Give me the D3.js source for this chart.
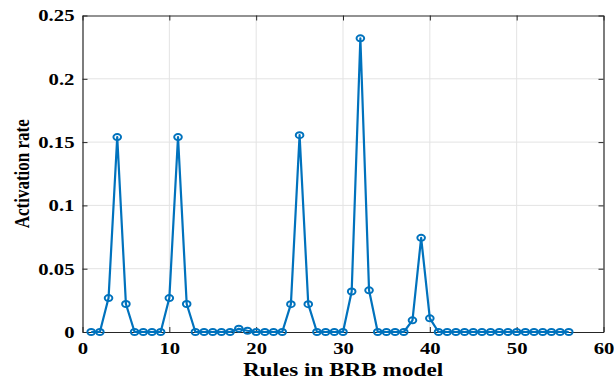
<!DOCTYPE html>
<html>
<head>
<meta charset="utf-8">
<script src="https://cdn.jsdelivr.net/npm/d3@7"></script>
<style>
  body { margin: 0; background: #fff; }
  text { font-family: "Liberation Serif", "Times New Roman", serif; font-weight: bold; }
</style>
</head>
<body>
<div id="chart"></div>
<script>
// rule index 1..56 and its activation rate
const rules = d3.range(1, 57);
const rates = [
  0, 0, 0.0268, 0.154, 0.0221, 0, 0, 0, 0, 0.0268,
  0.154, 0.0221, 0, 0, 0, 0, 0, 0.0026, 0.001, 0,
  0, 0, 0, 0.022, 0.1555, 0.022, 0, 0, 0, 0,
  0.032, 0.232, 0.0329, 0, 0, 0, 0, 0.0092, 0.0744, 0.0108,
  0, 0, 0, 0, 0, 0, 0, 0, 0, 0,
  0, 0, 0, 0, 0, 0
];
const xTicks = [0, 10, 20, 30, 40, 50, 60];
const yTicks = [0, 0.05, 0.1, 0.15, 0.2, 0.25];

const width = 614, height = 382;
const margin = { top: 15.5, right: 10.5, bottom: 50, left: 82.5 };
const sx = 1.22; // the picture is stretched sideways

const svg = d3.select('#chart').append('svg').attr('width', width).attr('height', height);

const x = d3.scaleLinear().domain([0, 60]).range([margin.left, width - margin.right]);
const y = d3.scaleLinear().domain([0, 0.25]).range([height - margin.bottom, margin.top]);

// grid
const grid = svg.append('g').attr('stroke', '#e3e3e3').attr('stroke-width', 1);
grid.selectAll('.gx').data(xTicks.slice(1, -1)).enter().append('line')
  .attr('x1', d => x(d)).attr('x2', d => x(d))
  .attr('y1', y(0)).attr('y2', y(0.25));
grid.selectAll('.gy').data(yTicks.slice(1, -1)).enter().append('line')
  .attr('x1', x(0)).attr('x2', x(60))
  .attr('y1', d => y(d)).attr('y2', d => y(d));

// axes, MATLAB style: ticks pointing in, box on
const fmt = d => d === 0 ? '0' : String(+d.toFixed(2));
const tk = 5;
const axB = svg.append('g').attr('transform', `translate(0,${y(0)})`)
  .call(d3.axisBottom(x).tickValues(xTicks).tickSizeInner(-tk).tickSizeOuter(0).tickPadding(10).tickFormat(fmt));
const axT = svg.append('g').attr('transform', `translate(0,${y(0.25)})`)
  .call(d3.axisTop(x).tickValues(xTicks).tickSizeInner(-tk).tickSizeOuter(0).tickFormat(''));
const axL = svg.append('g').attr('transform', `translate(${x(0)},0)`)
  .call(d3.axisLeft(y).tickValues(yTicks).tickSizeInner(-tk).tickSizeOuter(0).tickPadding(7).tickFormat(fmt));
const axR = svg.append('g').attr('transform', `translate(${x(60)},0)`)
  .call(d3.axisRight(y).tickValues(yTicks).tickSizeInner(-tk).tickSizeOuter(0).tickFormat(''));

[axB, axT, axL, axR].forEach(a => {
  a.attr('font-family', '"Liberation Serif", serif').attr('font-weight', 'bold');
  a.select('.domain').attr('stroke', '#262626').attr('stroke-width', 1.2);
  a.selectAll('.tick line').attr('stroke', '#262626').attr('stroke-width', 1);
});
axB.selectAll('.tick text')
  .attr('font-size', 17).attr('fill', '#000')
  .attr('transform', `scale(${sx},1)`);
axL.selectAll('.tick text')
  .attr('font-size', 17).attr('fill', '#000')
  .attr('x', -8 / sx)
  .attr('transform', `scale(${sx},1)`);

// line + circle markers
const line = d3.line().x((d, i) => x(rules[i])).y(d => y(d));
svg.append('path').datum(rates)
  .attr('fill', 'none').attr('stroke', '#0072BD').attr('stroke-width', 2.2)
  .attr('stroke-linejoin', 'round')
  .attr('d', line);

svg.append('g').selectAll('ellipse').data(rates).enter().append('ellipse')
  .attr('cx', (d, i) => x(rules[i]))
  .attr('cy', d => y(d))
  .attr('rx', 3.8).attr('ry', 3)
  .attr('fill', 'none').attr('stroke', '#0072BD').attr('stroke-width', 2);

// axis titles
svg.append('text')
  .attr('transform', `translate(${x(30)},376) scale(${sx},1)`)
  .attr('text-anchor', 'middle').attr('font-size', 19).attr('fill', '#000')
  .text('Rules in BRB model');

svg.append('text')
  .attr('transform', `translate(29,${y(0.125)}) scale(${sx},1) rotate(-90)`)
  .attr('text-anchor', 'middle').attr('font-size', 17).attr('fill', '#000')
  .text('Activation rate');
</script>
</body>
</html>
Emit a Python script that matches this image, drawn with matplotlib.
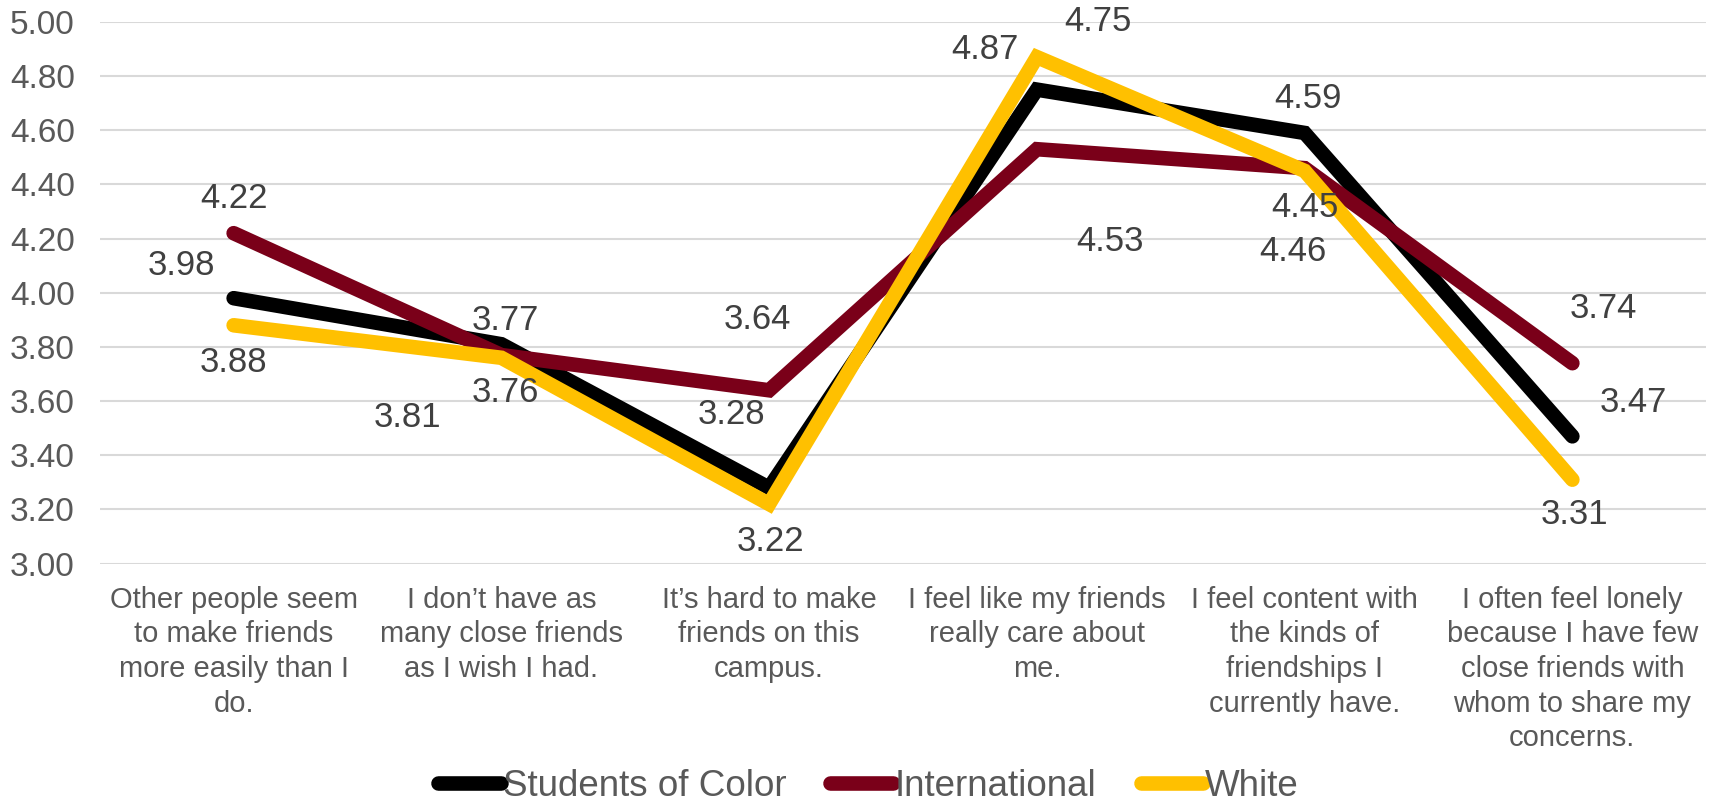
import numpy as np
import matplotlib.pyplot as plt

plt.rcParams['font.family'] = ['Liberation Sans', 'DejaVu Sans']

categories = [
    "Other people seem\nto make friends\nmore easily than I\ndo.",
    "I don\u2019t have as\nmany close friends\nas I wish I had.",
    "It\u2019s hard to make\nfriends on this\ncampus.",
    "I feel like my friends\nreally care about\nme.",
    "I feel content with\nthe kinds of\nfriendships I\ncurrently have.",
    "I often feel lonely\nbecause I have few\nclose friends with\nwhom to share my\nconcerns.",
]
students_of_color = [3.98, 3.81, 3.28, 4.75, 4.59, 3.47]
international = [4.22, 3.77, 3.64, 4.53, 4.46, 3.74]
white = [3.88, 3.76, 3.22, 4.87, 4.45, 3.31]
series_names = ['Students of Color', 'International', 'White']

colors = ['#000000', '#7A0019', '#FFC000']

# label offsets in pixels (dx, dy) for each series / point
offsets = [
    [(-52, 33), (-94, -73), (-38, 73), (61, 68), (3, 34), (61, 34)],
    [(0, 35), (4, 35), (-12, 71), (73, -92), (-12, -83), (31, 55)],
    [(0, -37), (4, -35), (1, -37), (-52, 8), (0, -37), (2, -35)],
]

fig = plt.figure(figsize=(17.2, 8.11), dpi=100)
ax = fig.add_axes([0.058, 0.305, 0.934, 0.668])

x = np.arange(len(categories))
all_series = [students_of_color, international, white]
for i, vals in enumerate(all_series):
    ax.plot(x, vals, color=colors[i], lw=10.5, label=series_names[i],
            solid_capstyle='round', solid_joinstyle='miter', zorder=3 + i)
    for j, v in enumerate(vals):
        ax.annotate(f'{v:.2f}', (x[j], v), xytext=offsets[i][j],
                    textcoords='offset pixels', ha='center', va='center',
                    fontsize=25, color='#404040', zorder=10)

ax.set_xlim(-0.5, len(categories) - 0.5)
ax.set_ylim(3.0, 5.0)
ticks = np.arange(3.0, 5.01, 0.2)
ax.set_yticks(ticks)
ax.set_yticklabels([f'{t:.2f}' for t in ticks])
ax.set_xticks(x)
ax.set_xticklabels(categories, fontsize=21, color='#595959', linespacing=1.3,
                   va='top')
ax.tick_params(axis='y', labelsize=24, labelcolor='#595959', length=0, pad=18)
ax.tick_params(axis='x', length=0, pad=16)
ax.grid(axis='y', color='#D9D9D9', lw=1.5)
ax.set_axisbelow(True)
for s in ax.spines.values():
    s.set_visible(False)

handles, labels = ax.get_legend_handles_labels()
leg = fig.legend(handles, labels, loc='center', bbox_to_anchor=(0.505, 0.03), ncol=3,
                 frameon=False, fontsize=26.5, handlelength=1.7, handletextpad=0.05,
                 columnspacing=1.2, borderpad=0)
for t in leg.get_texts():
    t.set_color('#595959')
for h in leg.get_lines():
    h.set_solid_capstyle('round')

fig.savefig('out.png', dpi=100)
########################################
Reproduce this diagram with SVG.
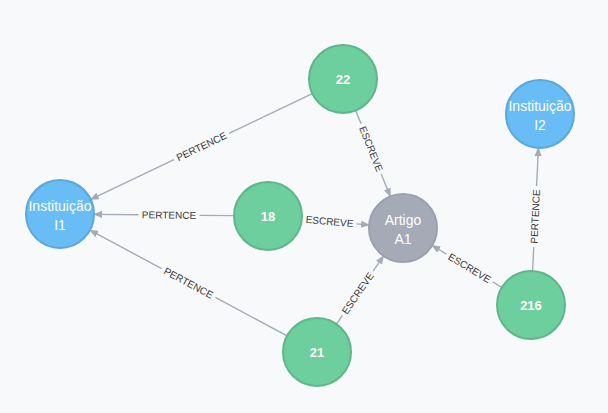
########################################
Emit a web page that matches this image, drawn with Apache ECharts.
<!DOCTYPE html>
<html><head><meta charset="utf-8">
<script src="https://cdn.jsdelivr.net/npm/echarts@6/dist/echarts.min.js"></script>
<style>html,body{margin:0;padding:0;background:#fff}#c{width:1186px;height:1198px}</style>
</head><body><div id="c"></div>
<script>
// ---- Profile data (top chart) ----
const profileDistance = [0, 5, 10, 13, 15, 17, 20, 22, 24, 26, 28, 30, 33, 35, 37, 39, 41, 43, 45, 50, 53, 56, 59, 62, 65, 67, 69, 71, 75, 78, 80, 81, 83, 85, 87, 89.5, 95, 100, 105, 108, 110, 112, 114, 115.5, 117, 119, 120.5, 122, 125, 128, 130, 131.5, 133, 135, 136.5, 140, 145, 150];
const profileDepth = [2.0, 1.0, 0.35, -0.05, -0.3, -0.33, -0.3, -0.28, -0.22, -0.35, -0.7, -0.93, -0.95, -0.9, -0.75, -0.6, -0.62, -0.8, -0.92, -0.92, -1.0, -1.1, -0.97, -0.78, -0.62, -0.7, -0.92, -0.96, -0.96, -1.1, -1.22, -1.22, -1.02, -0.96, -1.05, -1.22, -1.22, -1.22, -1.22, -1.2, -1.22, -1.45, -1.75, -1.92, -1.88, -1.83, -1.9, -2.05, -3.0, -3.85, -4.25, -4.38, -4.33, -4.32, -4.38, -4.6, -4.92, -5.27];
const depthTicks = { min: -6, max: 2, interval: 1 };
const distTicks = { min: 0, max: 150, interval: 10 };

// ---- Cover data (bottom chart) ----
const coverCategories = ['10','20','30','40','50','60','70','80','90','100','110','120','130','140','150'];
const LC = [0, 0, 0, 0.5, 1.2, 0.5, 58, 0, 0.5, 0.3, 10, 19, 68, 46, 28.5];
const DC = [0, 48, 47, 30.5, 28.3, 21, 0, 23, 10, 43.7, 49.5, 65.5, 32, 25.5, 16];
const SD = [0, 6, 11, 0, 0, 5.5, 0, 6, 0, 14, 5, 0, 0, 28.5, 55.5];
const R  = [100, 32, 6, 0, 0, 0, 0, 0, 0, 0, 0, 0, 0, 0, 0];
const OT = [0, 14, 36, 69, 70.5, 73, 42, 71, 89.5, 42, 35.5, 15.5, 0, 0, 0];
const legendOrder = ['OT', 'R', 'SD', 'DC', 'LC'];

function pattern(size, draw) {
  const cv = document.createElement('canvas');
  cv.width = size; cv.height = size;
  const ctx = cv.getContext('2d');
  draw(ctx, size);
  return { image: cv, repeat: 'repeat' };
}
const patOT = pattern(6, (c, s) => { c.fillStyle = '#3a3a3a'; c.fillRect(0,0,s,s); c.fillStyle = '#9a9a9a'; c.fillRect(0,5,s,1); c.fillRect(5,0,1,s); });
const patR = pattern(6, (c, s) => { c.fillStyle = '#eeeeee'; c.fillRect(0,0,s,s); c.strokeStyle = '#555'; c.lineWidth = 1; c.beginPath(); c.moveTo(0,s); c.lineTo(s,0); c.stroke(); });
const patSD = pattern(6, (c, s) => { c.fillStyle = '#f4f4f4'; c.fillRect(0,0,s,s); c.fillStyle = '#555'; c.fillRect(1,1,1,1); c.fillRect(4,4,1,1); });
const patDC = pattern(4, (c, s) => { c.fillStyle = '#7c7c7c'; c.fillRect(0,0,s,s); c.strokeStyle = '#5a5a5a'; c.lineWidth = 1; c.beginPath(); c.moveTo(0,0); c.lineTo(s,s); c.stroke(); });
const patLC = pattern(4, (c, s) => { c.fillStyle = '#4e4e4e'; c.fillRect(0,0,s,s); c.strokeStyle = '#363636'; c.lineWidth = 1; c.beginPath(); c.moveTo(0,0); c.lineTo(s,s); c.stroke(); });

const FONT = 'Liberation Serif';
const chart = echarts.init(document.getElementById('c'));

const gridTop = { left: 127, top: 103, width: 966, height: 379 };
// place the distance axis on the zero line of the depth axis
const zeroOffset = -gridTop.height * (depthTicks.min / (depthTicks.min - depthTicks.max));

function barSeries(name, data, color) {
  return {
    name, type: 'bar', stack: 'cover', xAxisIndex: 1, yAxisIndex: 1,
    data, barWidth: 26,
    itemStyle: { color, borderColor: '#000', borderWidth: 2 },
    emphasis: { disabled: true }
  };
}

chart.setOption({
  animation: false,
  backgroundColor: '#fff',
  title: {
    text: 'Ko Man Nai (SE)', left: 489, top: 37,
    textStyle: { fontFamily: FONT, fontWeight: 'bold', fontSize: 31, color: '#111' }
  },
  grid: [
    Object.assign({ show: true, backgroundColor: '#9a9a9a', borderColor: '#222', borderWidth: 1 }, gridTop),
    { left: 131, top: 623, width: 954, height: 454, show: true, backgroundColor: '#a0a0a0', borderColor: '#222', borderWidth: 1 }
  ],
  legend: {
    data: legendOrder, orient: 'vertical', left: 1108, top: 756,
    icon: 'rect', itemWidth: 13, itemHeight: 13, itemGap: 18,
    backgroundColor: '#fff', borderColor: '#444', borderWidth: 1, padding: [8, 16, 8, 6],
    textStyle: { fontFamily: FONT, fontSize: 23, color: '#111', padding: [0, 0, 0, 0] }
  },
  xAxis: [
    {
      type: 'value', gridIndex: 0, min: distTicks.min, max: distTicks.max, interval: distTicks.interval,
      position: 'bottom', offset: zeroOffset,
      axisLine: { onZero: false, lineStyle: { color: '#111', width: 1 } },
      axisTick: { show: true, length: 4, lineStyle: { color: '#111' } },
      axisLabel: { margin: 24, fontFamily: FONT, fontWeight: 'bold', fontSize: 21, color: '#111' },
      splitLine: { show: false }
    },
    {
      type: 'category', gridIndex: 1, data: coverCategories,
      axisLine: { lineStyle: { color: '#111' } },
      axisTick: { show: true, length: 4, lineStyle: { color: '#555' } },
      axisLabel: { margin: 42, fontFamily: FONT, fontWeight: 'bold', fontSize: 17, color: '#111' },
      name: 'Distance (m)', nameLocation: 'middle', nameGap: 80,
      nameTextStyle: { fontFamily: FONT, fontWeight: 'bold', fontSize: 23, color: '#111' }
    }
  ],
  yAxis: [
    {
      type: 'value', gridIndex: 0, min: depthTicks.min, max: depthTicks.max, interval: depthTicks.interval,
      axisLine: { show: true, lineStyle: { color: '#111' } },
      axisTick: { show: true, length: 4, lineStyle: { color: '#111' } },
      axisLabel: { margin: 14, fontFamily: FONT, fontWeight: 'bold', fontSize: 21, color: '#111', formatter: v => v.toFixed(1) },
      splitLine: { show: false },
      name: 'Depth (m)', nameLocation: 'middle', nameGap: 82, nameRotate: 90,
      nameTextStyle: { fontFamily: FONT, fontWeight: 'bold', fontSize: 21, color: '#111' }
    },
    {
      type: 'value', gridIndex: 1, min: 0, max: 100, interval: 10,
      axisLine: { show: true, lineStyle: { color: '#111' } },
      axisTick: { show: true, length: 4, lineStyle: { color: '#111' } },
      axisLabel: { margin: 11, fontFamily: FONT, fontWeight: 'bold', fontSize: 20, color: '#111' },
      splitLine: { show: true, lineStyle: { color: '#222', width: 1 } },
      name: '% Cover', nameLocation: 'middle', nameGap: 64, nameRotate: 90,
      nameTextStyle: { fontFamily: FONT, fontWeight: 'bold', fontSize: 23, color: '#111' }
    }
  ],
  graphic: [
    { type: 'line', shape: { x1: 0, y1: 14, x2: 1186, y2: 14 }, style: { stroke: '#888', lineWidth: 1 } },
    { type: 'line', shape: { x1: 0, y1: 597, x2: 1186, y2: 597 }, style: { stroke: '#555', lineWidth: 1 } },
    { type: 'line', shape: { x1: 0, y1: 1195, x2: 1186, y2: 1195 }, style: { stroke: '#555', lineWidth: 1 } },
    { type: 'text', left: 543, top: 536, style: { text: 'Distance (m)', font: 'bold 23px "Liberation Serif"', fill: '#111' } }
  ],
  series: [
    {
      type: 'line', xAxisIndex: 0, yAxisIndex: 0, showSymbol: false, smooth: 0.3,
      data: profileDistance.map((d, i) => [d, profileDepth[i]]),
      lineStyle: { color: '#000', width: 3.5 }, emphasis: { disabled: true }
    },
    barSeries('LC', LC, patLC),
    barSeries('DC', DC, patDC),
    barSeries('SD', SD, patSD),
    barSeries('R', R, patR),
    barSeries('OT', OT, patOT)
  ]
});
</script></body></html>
########################################
# [CHALLENGE]
Output the section opening with the line that has "Emit a web page" and closing with the line that has "150, interval: 10". Keep both end lines and leave out the rest.

# [RESULT OF THIS EXERCISE]
Emit a web page that matches this image, drawn with Apache ECharts.
<!DOCTYPE html>
<html><head><meta charset="utf-8">
<script src="https://cdn.jsdelivr.net/npm/echarts@6/dist/echarts.min.js"></script>
<style>html,body{margin:0;padding:0;background:#fff}#c{width:1186px;height:1198px}</style>
</head><body><div id="c"></div>
<script>
// ---- Profile data (top chart) ----
const profileDistance = [0, 5, 10, 13, 15, 17, 20, 22, 24, 26, 28, 30, 33, 35, 37, 39, 41, 43, 45, 50, 53, 56, 59, 62, 65, 67, 69, 71, 75, 78, 80, 81, 83, 85, 87, 89.5, 95, 100, 105, 108, 110, 112, 114, 115.5, 117, 119, 120.5, 122, 125, 128, 130, 131.5, 133, 135, 136.5, 140, 145, 150];
const profileDepth = [2.0, 1.0, 0.35, -0.05, -0.3, -0.33, -0.3, -0.28, -0.22, -0.35, -0.7, -0.93, -0.95, -0.9, -0.75, -0.6, -0.62, -0.8, -0.92, -0.92, -1.0, -1.1, -0.97, -0.78, -0.62, -0.7, -0.92, -0.96, -0.96, -1.1, -1.22, -1.22, -1.02, -0.96, -1.05, -1.22, -1.22, -1.22, -1.22, -1.2, -1.22, -1.45, -1.75, -1.92, -1.88, -1.83, -1.9, -2.05, -3.0, -3.85, -4.25, -4.38, -4.33, -4.32, -4.38, -4.6, -4.92, -5.27];
const depthTicks = { min: -6, max: 2, interval: 1 };
const distTicks = { min: 0, max: 150, interval: 10 };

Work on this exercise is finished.